(Note: The winners of the contest are GLORIA D’ALFONSO and ANNE HOILE. Congratulations to them and thank you to all who took the time to leave a comment.)
“No one does a marriage of convenience like Balogh.”
This is what Publishers Weekly says of Only a Promise (June 2, 2015). I was a bit surprised (as well as gratified) as I hadn’t realized that I had used the theme enough to have earned such a comment. But actually I have. I used it in The Temporary Wife when the hero needed a wife to annoy his father, who was pressing someone else upon him, and the heroine needed money to help support her younger siblings. I used it in Slightly Married, the first of the Bedwyn series, when Aidan Bedwyn needs to fulfil a promise to a dying fellow officer to protect his sister and the sister needs a husband in a hurry so that she will not lose her inheritance and find herself unable to support her adopted children. I used it in First Comes Marriage, the first of the Huxtable series, when Nessie desperately wants to save her eldest sister from having to marry the hero and so offers herself instead. I used it in… Well, perhaps you will think of a few more to mention in the comments below. There are several!
Now that I know I use the theme, I ask myself why. There are a few definite reasons. First, it is a way to get the characters married early in the book so that the rest of the story can contain all the intimacies of a growing relationship. I don’t have to contrive to bring the characters together in almost every scene, They live together! My books are almost all set during the Regency era of the early 19th century, when young ladies in particular did not have the freedom of movement and the privacy that we expect today. Finding realistic reasons for them to be alone with their heroes, especially in sexual ways, is not easy. But if the couple is married, then the problem goes away.
Another reason is that the marriage of convenience is contracted for other reasons than love or even affection.

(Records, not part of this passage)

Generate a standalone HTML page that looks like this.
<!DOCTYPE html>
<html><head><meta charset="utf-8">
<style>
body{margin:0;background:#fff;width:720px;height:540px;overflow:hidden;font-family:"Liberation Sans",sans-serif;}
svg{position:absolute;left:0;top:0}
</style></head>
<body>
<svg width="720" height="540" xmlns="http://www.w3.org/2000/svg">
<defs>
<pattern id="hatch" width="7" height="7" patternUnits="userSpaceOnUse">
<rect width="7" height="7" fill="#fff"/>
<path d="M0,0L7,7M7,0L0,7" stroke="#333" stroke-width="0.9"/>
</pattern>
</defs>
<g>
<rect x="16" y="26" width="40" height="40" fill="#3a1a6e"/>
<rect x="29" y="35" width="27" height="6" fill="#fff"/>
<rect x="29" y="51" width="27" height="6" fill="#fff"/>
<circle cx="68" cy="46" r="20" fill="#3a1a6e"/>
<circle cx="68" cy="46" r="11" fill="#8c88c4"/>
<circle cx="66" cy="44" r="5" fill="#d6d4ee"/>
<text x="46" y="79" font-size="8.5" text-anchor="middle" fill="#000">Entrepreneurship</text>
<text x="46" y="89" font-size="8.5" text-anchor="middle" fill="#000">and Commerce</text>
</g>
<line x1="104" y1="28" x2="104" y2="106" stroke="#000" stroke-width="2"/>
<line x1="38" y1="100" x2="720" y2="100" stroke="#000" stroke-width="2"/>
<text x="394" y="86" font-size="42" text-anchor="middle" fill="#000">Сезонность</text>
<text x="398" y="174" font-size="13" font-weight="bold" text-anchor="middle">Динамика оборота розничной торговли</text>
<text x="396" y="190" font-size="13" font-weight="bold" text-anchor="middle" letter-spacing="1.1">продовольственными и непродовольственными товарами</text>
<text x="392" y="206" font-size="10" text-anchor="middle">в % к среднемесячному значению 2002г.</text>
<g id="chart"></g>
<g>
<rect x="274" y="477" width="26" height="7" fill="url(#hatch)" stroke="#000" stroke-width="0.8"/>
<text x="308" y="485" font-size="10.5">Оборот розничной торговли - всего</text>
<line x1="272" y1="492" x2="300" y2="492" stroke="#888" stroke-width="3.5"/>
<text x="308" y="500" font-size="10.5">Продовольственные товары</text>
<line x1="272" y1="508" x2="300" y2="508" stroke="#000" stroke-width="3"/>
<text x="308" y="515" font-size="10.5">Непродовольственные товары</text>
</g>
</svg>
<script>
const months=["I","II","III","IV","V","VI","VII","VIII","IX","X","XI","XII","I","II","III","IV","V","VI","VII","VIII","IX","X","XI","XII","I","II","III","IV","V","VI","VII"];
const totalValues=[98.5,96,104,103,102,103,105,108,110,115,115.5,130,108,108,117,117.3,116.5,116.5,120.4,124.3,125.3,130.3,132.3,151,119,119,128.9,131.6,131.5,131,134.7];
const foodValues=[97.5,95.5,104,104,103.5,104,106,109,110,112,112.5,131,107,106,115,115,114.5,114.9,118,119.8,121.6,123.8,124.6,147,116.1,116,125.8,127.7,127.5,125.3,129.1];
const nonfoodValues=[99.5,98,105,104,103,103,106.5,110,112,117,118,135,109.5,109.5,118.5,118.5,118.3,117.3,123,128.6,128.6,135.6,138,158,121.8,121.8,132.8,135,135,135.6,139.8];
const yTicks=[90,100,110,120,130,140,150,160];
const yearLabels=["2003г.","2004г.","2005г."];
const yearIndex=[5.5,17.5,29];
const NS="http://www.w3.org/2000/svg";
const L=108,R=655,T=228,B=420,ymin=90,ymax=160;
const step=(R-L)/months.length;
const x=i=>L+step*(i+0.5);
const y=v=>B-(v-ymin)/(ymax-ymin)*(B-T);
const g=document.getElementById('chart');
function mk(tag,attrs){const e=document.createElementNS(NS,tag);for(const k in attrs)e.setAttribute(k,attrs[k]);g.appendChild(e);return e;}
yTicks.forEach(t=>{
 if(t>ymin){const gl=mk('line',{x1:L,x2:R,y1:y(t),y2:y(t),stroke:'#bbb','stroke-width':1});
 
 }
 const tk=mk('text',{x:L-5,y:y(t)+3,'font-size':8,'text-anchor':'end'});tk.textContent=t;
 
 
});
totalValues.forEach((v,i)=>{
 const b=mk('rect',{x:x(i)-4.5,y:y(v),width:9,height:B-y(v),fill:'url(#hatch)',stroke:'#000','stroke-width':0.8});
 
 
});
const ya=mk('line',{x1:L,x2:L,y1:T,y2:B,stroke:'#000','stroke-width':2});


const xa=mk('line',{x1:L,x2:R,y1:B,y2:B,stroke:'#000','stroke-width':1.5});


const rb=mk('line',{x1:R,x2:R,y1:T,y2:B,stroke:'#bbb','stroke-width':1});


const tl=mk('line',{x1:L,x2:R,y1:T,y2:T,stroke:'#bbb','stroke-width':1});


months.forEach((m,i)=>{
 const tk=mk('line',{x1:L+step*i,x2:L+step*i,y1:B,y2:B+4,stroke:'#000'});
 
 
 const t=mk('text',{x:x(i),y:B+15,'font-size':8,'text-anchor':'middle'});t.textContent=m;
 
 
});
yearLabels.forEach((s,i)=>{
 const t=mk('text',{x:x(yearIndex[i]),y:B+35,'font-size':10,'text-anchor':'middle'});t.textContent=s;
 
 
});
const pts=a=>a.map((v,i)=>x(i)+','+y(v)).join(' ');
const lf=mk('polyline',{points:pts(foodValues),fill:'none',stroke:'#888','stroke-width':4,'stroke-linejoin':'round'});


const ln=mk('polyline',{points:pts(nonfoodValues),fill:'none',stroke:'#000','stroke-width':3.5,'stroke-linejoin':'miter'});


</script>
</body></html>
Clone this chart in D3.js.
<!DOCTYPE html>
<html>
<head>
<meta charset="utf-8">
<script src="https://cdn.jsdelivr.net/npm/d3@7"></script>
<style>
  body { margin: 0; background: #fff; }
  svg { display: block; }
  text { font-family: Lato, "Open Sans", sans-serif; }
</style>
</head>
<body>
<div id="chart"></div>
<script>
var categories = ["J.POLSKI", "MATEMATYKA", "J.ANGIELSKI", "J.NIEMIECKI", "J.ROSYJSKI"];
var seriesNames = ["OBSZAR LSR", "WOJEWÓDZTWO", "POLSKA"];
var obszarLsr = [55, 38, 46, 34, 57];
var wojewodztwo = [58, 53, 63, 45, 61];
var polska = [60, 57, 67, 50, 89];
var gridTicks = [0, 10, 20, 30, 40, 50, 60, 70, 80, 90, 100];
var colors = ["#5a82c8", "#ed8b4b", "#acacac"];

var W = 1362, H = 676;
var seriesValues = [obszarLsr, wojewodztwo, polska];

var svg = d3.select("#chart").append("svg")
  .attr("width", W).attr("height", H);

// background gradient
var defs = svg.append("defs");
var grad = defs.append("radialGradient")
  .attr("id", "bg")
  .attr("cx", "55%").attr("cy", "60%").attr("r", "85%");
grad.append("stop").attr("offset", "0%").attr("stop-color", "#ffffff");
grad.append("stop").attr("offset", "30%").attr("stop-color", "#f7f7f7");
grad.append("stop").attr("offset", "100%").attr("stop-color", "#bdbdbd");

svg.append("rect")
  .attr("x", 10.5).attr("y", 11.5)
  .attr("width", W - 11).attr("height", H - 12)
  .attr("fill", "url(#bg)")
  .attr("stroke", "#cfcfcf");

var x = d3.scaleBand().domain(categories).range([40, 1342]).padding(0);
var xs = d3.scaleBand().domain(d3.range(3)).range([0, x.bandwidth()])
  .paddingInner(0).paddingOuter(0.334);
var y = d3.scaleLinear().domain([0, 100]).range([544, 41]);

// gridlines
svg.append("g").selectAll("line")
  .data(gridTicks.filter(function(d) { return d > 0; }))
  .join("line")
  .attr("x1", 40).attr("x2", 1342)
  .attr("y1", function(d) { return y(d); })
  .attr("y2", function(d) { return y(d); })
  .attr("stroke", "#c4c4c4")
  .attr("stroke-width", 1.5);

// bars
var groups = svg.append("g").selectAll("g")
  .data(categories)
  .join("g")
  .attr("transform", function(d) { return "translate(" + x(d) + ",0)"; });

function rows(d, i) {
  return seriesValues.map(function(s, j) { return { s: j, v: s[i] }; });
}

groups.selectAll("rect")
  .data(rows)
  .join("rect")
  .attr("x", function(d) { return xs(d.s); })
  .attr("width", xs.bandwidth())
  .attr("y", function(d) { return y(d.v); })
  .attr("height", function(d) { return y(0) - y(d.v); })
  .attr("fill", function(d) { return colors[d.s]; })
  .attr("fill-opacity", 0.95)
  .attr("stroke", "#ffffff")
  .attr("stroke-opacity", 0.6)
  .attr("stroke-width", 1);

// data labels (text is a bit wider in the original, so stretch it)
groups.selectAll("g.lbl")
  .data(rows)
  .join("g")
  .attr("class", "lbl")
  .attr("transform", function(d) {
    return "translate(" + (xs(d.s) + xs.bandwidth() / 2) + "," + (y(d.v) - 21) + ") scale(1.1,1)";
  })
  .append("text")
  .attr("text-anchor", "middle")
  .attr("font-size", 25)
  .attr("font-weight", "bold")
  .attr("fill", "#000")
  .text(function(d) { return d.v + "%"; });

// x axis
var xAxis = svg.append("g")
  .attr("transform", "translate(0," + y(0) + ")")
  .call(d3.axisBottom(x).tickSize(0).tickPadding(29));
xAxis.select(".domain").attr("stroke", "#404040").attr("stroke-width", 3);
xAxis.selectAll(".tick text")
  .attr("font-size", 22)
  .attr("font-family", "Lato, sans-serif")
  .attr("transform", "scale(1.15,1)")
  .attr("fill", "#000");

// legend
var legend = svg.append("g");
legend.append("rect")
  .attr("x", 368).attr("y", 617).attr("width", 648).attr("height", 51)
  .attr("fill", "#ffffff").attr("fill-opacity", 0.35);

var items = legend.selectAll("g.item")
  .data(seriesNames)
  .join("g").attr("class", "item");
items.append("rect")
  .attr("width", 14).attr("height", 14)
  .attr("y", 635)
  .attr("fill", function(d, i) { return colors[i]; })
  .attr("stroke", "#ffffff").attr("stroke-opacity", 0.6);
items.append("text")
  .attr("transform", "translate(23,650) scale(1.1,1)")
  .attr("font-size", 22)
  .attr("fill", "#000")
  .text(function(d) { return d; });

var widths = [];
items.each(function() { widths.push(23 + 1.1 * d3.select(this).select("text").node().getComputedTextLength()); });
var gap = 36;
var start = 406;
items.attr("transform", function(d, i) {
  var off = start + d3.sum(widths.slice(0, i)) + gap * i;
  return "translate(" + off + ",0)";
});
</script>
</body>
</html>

The couple has agreed to marry, but they have low expectations of finding emotional satisfaction with each other. That is not why they married. Sometimes they do not even like each other particularly well. Occasionally they actively dislike each other (A Christmas Promise is a good example of that). Almost always they do not know each other at all well and are not planning to share themselves with each other except in essentials. However, these are marriages and in most cases, unless there is a good reason, they do not exclude sex. As a writer, then, I have all the ingredients in the particular set-up I have planned to set the couple in close proximity to each other and in conflict with each other. Gradually they get to know each other, to solve their own problems and somehow to enable the other to solve her/his problems. Liking and respect usually come first as a result–remember that I write love stories and it is not likely the differences will prevail and the story will end up as a continued marriage of convenience! And then at last, by the end of the book, the couple is in love and–beyond the passion and euphoria of that state–truly love each other.
Lastly, and perhaps most important, this approach to writing a story gives me all the opportunity I need to delve deeply into character and to explore a growing love relationship in all its facets. And this is what I love doing more than anything in my writing.